I do wonder if we have to choose between guarding and representing. Although the analogy is far from perfect, perhaps the famous royal guards at Buckingham Palace might serve as something of an illustration. They are undoubtedly guarding, but without taking anything away from their role as guardians, I would imagine the monarch would be safe even without all of the pageantry involved. The distinctive uniforms and the rest of the ceremony say something about the one being protected and, by extension, the nation represented by the monarch. They are guardians and representatives. In a similar way, God does not need angelic guardians, and he does not need anyone to help him guard his people or to deliver messages for him. However, that he chose to create these amazing and fascinating spirit beings that we call angels to serve him and to assign them to us, in any role, says something about him and us.
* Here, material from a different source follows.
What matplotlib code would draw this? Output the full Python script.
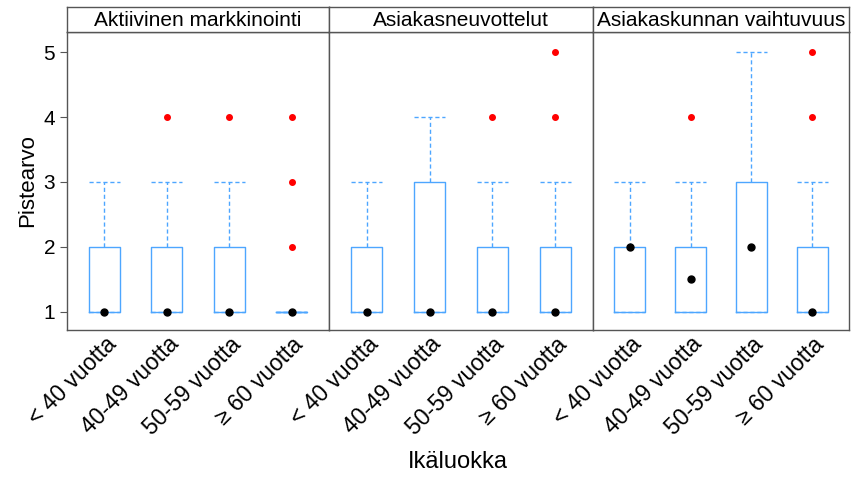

The angels point to the majesty of those whom they serve.

Perhaps it would be best to acknowledge that we cannot be sure what specific role these angels described by our Lord are carrying out (so, e.g., Gibbs, 2:911–12). In whatever role they are carrying out, the point in Matthew 18:10 is that God cares deeply about what is happening to his children, so we should as well. When we see one of our fellow sheep wandering away, when they have not been to the assembly, or when we know that they are struggling under the weight of sin, we are not allowed to shrug our shoulders, much less do anything that would cause them to stumble (Matt 18:6–9), but are instead to go after them. Why? Well, one reason is that the mighty angels that were created to point to the majesty of the King are also assigned, in some way, to them as well.